Seminar Computer Science - Dr. J. Virtema
When: | We 16-09-2020 09:50 - 10:35 |
Where: | Online via Bluejeans |
Title: Descriptive complexity of higher-order logics and quantitative reasoning
Abstract:
In this talk, I give a short overview of my perspective to logic in computer science and survey some of my past and current works on the topic. My perspective to logic comes from the field of finite model theory, where principal objects of interest are finite structures, formulae, and the semantical satisfaction relation between these two. Structures can be seen to encode systems, or states of affairs, and formulae to express possible properties of those systems. Two important properties of any logic are its expressive power and the complexity of related fundamental reasoning problems. Descriptive complexity theory aims to give insight to complexity classes by analysing the richness of logical languages needed to express the problems in a given complexity class. For example, the celebrated Fagin’s theorem states that a property (e.g., of graphs) can be decided in non-deterministic polynomial time if and only if the property can be expressed in existential second-order logic.

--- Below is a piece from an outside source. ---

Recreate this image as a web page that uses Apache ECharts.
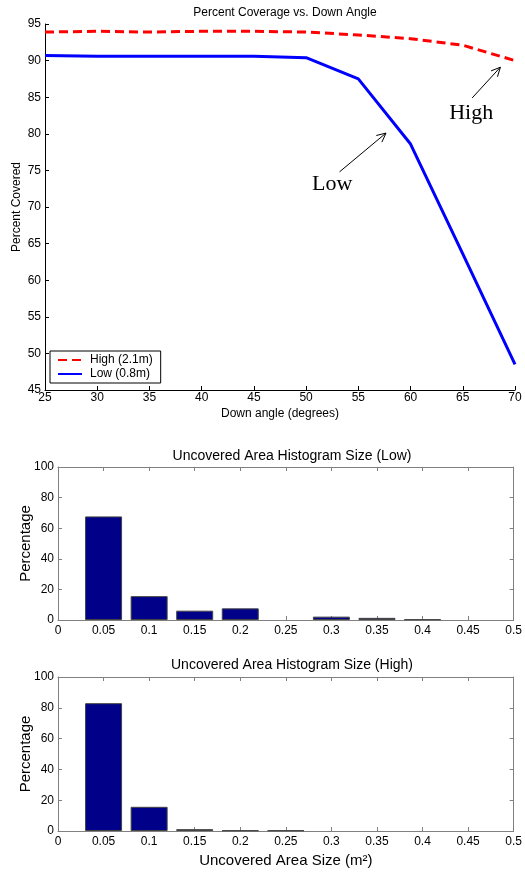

Many of my works consider complexity and expressivity of logics in the framework of team semantics. This framework allows one to consider a plethora of important properties, such as notions of dependence and independence, that cannot be expressed directly in the standard Tarskian semantics. I will give a brief introduction to team semantics and its relationship to database dependencies and verification. Finally, I will give a more detailed exposition of my recent article Descriptive complexity of real computation and probabilistic independence logic published in LICS 2020. In the paper we relate probabilistic independence logic (a logic that expresses properties of probability distributions) to a variant of existential second-order logic that has access to real arithmetics, and to complexity classes defined with the so-called BSS-machines (register machines that can operate on real numbers using arithmetical operations in unit step).
Time permitting, I will give a brief glance to one of my older works Weak models of distributed computing, with connections to modal logic in which we identified formulae of modal logic to distributed algorithms in the spirit of descriptive complexity theory.